**Exercise task**
Return the lines that follow, exactly as they appear, from the first through the one containing "Q372,263 372,271 L372,336"; no pictures are to be included.

— BEGIN Dataset extract —

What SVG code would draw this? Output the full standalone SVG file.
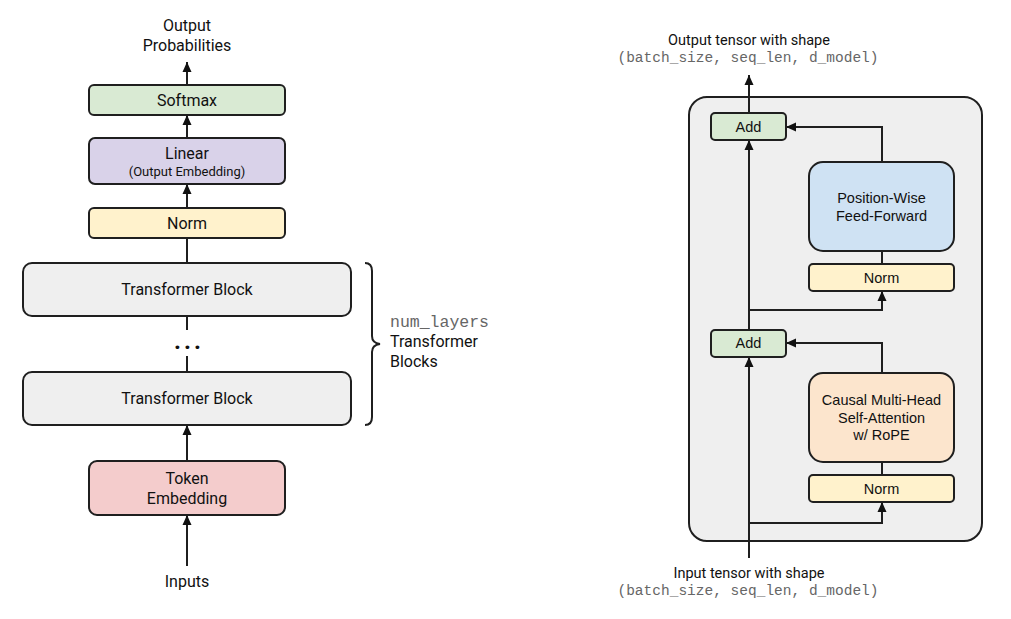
<svg xmlns="http://www.w3.org/2000/svg" width="1011" height="619" viewBox="0 0 1011 619">
<style>
.box{stroke:#1f1f1f;stroke-width:2}
.ln{stroke:#1f1f1f;stroke-width:2;fill:none}
.t{font-family:Roboto,"Liberation Sans",sans-serif;fill:#111;text-anchor:middle}
.s{text-anchor:start}
.a{font-family:"Liberation Sans",Arial,sans-serif;fill:#111;text-anchor:middle;font-size:14.5px}
.m{font-family:"Liberation Mono","Courier New",monospace;fill:#666}
</style>
<defs>
<marker id="ah" markerWidth="10" markerHeight="10" viewBox="0 0 10 10" refX="10" refY="5" orient="auto" markerUnits="userSpaceOnUse">
<path d="M0,0.5 L10,5 L0,9.5 Z" fill="#111"/>
</marker>
</defs>
<rect width="1011" height="619" fill="#fff"/>

<g id="block-container">
<rect class="box" x="689" y="97" width="293" height="444" rx="18" fill="#efefef"/>
</g>

<g id="connectors">
<line class="ln" x1="187" y1="85" x2="187" y2="62" marker-end="url(#ah)"/>
<line class="ln" x1="187" y1="138" x2="187" y2="115" marker-end="url(#ah)"/>
<line class="ln" x1="187" y1="208" x2="187" y2="184" marker-end="url(#ah)"/>
<line class="ln" x1="187" y1="238" x2="187" y2="263"/>
<line class="ln" x1="187" y1="316" x2="187" y2="330"/>
<line class="ln" x1="187" y1="356" x2="187" y2="372"/>
<line class="ln" x1="187" y1="461" x2="187" y2="425" marker-end="url(#ah)"/>
<line class="ln" x1="187" y1="566" x2="187" y2="515" marker-end="url(#ah)"/>
<path class="ln" d="M365,263 Q372,263 372,271 L372,336 Q372,343 380,344 Q372,345 372,352 L372,417 Q372,425 365,425"/>

<line class="ln" x1="749" y1="113" x2="749" y2="75" marker-end="url(#ah)"/>
<line class="ln" x1="749" y1="330" x2="749" y2="140" marker-end="url(#ah)"/>
<path class="ln" d="M882,162 L882,127 L786,127" marker-end="url(#ah)"/>
<line class="ln" x1="882" y1="251" x2="882" y2="264"/>
<path class="ln" d="M749,310 L882,310 L882,291" marker-end="url(#ah)"/>
<path class="ln" d="M882,373 L882,343 L786,343" marker-end="url(#ah)"/>
<line class="ln" x1="882" y1="462" x2="882" y2="475"/>
<path class="ln" d="M749,523 L882,523 L882,502" marker-end="url(#ah)"/>
<line class="ln" x1="749" y1="558" x2="749" y2="357" marker-end="url(#ah)"/>
</g>

<g id="output-label">
<text class="t" x="187" y="31" font-size="16">Output</text>
<text class="t" x="187" y="51" font-size="16">Probabilities</text>
</g>
<g id="softmax">
<rect class="box" x="89" y="85" width="196" height="30" rx="5" fill="#d9ead3"/>
<text class="t" x="187" y="106" font-size="16">Softmax</text>
</g>
<g id="linear">
<rect class="box" x="89" y="138" width="196" height="46" rx="6" fill="#d9d2e9"/>
<text class="t" x="187" y="159" font-size="16">Linear</text>
<text class="t" x="187" y="176" font-size="13">(Output Embedding)</text>
</g>
<g id="norm-final">
<rect class="box" x="89" y="208" width="196" height="30" rx="5" fill="#fff2cc"/>
<text class="t" x="187" y="229" font-size="16">Norm</text>
</g>
<g id="block1">
<rect class="box" x="23" y="263" width="328" height="53" rx="9" fill="#efefef"/>
<text class="t" x="187" y="295" font-size="16">Transformer Block</text>
</g>
<g id="dots">
<text class="t" x="189" y="349" font-size="24" font-weight="bold" letter-spacing="3">...</text>
</g>
<g id="block2">
<rect class="box" x="23" y="372" width="328" height="53" rx="9" fill="#efefef"/>
<text class="t" x="187" y="404" font-size="16">Transformer Block</text>
</g>
<g id="token-embedding">
<rect class="box" x="89" y="461" width="196" height="54" rx="8" fill="#f4cccc"/>
<text class="t" x="187" y="484" font-size="16">Token</text>
<text class="t" x="187" y="504" font-size="16">Embedding</text>
</g>
<g id="inputs">
<text class="t" x="187" y="587" font-size="16">Inputs</text>
</g>
<g id="brace-label">
<text class="m" x="390" y="327" font-size="16.5">num_layers</text>
<text class="t s" x="390" y="347" font-size="16">Transformer</text>
<text class="t s" x="390" y="367" font-size="16">Blocks</text>
</g>

<g id="output-tensor">
<text class="t" x="749" y="45" font-size="14.5">Output tensor with shape</text>
<text class="m" x="748" y="62" font-size="14.5" text-anchor="middle">(batch_size, seq_len, d_model)</text>
</g>
<g id="add2">
<rect class="box" x="711" y="113" width="75" height="27" rx="4" fill="#d9ead3"/>
<text class="a" x="748.5" y="132">Add</text>
</g>
<g id="ffn">
<rect class="box" x="809" y="162" width="145" height="89" rx="14" fill="#cfe2f3"/>
<text class="a" x="881.5" y="203">Position-Wise</text>
<text class="a" x="881.5" y="221">Feed-Forward</text>
</g>
<g id="norm2">
<rect class="box" x="809" y="264" width="145" height="27" rx="4" fill="#fff2cc"/>
<text class="a" x="881.5" y="283">Norm</text>
</g>
<g id="add1">
<rect class="box" x="711" y="330" width="75" height="27" rx="4" fill="#d9ead3"/>
<text class="a" x="748.5" y="348">Add</text>
</g>
<g id="attention">
<rect class="box" x="809" y="373" width="145" height="89" rx="14" fill="#fce5cd"/>
<text class="a" x="881.5" y="405">Causal Multi-Head</text>
<text class="a" x="881.5" y="423">Self-Attention</text>
<text class="a" x="881.5" y="440">w/ RoPE</text>
</g>
<g id="norm1">
<rect class="box" x="809" y="475" width="145" height="27" rx="4" fill="#fff2cc"/>
<text class="a" x="881.5" y="494">Norm</text>
</g>
<g id="input-tensor">
<text class="t" x="749" y="578" font-size="14.5">Input tensor with shape</text>
<text class="m" x="748" y="595" font-size="14.5" text-anchor="middle">(batch_size, seq_len, d_model)</text>
</g>
</svg>
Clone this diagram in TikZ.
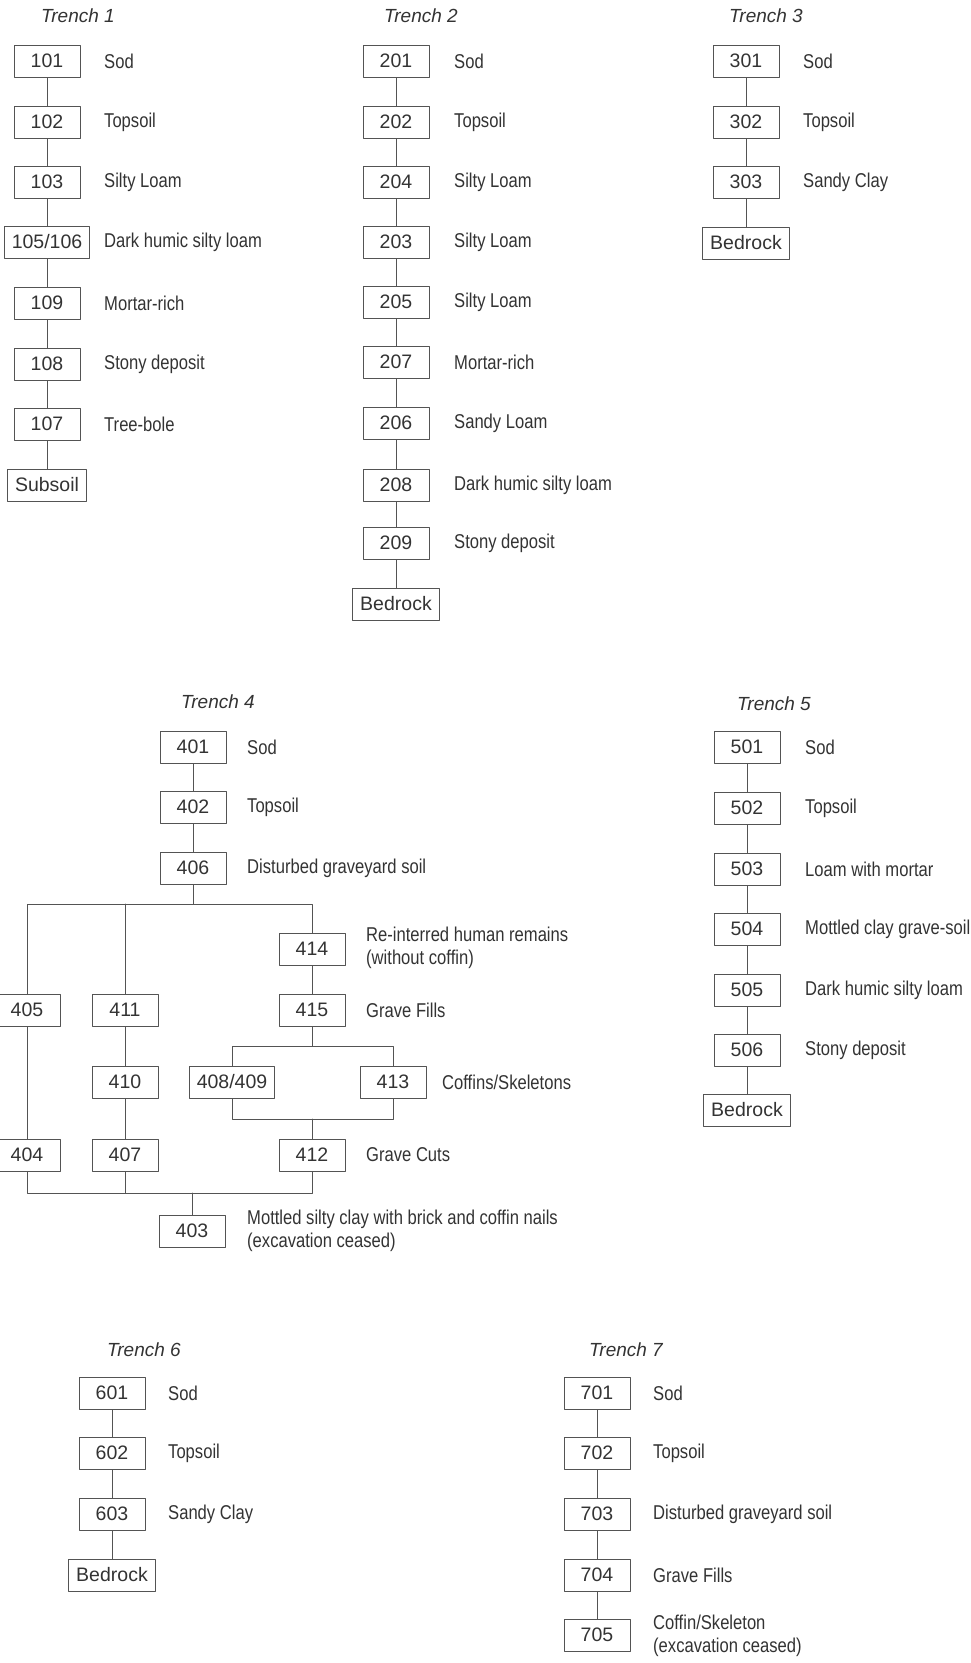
\documentclass[tikz,border=0pt]{standalone}
\usepackage{fontspec}
\setmainfont{Liberation Sans}
\newfontfamily\labelfont[FakeStretch=0.83]{Liberation Sans}
\definecolor{txtgray}{rgb}{0.2,0.2,0.2}
\definecolor{linegray}{rgb}{0.33,0.33,0.33}

\begin{document}
\begin{tikzpicture}[x=1pt,y=-1pt,line cap=round,line join=round,
	ctx/.style={draw=linegray,line width=0.9pt,fill=white,minimum width=66pt,minimum height=32pt,inner xsep=7.5pt,inner ysep=0pt,text=txtgray,font=\fontsize{19.5}{22}\selectfont},
	desc/.style={anchor=west,inner sep=0pt,text=txtgray,align=left,font=\labelfont\fontsize{20}{23.5}\selectfont},
	trench/.style={text=txtgray,font=\fontsize{19}{22}\selectfont\itshape},
	link/.style={draw=linegray,line width=0.9pt}]
	\useasboundingbox (0,0) rectangle (971,1663);
	% Trench 1
	\node[trench] (t1) at (78,16) {Trench 1};
	\foreach \n/\y/\t in {101/61/Sod,102/122/Topsoil,103/182/Silty Loam,109/303/Mortar-rich,108/364/Stony deposit,107/424/Tree-bole}{
		\node[ctx] (c\n) at (47,\y) {\n};
		\node[desc] (l\n) at (104,\y) {\t};
	}
	\node[ctx] (c105) at (47,242) {105/106};
	\node[desc] (l105) at (104,242) {Dark humic silty loam};
	\node[ctx] (sub1) at (47,485) {Subsoil};
	\draw[link] (c101) -- (c102) -- (c103) -- (c105) -- (c109) -- (c108) -- (c107) -- (sub1);
	% Trench 2
	\node[trench] (t2) at (421,16) {Trench 2};
	\foreach \n/\y/\t in {201/61/Sod,202/122/Topsoil,204/182/Silty Loam,203/242/Silty Loam,205/302/Silty Loam,207/362/Mortar-rich,206/423/Sandy Loam,208/485/Dark humic silty loam,209/543/Stony deposit}{
		\node[ctx] (c\n) at (396,\y) {\n};
		\node[desc] (l\n) at (454,\y) {\t};
	}
	\node[ctx] (bed2) at (396,604) {Bedrock};
	\draw[link] (c201) -- (c202) -- (c204) -- (c203) -- (c205) -- (c207) -- (c206) -- (c208) -- (c209) -- (bed2);
	% Trench 3
	\node[trench] (t3) at (766,16) {Trench 3};
	\foreach \n/\y/\t in {301/61/Sod,302/122/Topsoil,303/182/Sandy Clay}{
		\node[ctx] (c\n) at (746,\y) {\n};
		\node[desc] (l\n) at (803,\y) {\t};
	}
	\node[ctx] (bed3) at (746,243) {Bedrock};
	\draw[link] (c301) -- (c302) -- (c303) -- (bed3);
	% Trench 4
	\node[trench] (t4) at (218,702) {Trench 4};
	\node[ctx] (c401) at (193,747) {401};
	\node[desc] (l401) at (247,747) {Sod};
	\node[ctx] (c402) at (193,807) {402};
	\node[desc] (l402) at (247,807) {Topsoil};
	\node[ctx] (c406) at (193,868) {406};
	\node[desc] (l406) at (247,868) {Disturbed graveyard soil};
	\node[ctx] (c414) at (312,949) {414};
	\node[desc] (l414) at (366,948) {Re-interred human remains\\(without coffin)};
	\node[ctx] (c415) at (312,1010) {415};
	\node[desc] (l415) at (366,1010) {Grave Fills};
	\node[ctx] (c405) at (27,1010) {405};
	\node[ctx] (c411) at (125,1010) {411};
	\node[ctx] (c410) at (125,1082) {410};
	\node[ctx] (c408) at (232,1082) {408/409};
	\node[ctx] (c413) at (393,1082) {413};
	\node[desc] (l413) at (442,1082) {Coffins/Skeletons};
	\node[ctx] (c404) at (27,1155) {404};
	\node[ctx] (c407) at (125,1155) {407};
	\node[ctx] (c412) at (312,1155) {412};
	\node[desc] (l412) at (366,1155) {Grave Cuts};
	\node[ctx] (c403) at (192,1231) {403};
	\node[desc] (l403) at (247,1231) {Mottled silty clay with brick and coffin nails\\(excavation ceased)};
	\coordinate (top4) at (193,904);
	\coordinate (split4) at (312,1046);
	\coordinate (join4) at (312,1119);
	\coordinate (base4) at (192,1193);
	\draw[link] (c401) -- (c402) -- (c406) -- (top4);
	\draw[link] (c405) -- (c405 |- top4) -| (c414);
	\draw[link] (c411) -- (c411 |- top4);
	\draw[link] (c414) -- (c415) -- (split4);
	\draw[link] (c408) -- (c408 |- split4) -| (c413);
	\draw[link] (c408) -- (c408 |- join4) -| (c413);
	\draw[link] (join4) -- (c412);
	\draw[link] (c405) -- (c404);
	\draw[link] (c411) -- (c410) -- (c407);
	\draw[link] (c404) -- (c404 |- base4) -| (c412);
	\draw[link] (c407) -- (c407 |- base4);
	\draw[link] (base4) -- (c403);
	% Trench 5
	\node[trench] (t5) at (774,704) {Trench 5};
	\foreach \n/\y/\t in {501/747/Sod,502/808/Topsoil,503/869/Loam with mortar,504/929/Mottled clay grave-soil,505/990/Dark humic silty loam,506/1050/Stony deposit}{
		\node[ctx] (c\n) at (747,\y) {\n};
		\node[desc] (l\n) at (805,\y) {\t};
	}
	\node[ctx] (bed5) at (747,1110) {Bedrock};
	\draw[link] (c501) -- (c502) -- (c503) -- (c504) -- (c505) -- (c506) -- (bed5);
	% Trench 6
	\node[trench] (t6) at (144,1350) {Trench 6};
	\foreach \n/\y/\t in {601/1393/Sod,602/1453/Topsoil,603/1514/Sandy Clay}{
		\node[ctx] (c\n) at (112,\y) {\n};
		\node[desc] (l\n) at (168,\y) {\t};
	}
	\node[ctx] (bed6) at (112,1575) {Bedrock};
	\draw[link] (c601) -- (c602) -- (c603) -- (bed6);
	% Trench 7
	\node[trench] (t7) at (626,1350) {Trench 7};
	\foreach \n/\y/\t in {701/1393/Sod,702/1453/Topsoil,703/1514/Disturbed graveyard soil,704/1575/Grave Fills}{
		\node[ctx] (c\n) at (597,\y) {\n};
		\node[desc] (l\n) at (653,\y) {\t};
	}
	\node[ctx] (c705) at (597,1635) {705};
	\node[desc] (l705) at (653,1636) {Coffin/Skeleton\\(excavation ceased)};
	\draw[link] (c701) -- (c702) -- (c703) -- (c704) -- (c705);
\end{tikzpicture}
\end{document}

— END Dataset extract —

**Answer to the problem**
What SVG code would draw this? Output the full standalone SVG file.
<svg xmlns="http://www.w3.org/2000/svg" width="1011" height="619" viewBox="0 0 1011 619">
<style>
.box{stroke:#1f1f1f;stroke-width:2}
.ln{stroke:#1f1f1f;stroke-width:2;fill:none}
.t{font-family:Roboto,"Liberation Sans",sans-serif;fill:#111;text-anchor:middle}
.s{text-anchor:start}
.a{font-family:"Liberation Sans",Arial,sans-serif;fill:#111;text-anchor:middle;font-size:14.5px}
.m{font-family:"Liberation Mono","Courier New",monospace;fill:#666}
</style>
<defs>
<marker id="ah" markerWidth="10" markerHeight="10" viewBox="0 0 10 10" refX="10" refY="5" orient="auto" markerUnits="userSpaceOnUse">
<path d="M0,0.5 L10,5 L0,9.5 Z" fill="#111"/>
</marker>
</defs>
<rect width="1011" height="619" fill="#fff"/>

<g id="block-container">
<rect class="box" x="689" y="97" width="293" height="444" rx="18" fill="#efefef"/>
</g>

<g id="connectors">
<line class="ln" x1="187" y1="85" x2="187" y2="62" marker-end="url(#ah)"/>
<line class="ln" x1="187" y1="138" x2="187" y2="115" marker-end="url(#ah)"/>
<line class="ln" x1="187" y1="208" x2="187" y2="184" marker-end="url(#ah)"/>
<line class="ln" x1="187" y1="238" x2="187" y2="263"/>
<line class="ln" x1="187" y1="316" x2="187" y2="330"/>
<line class="ln" x1="187" y1="356" x2="187" y2="372"/>
<line class="ln" x1="187" y1="461" x2="187" y2="425" marker-end="url(#ah)"/>
<line class="ln" x1="187" y1="566" x2="187" y2="515" marker-end="url(#ah)"/>
<path class="ln" d="M365,263 Q372,263 372,271 L372,336 Q372,343 380,344 Q372,345 372,352 L372,417 Q372,425 365,425"/>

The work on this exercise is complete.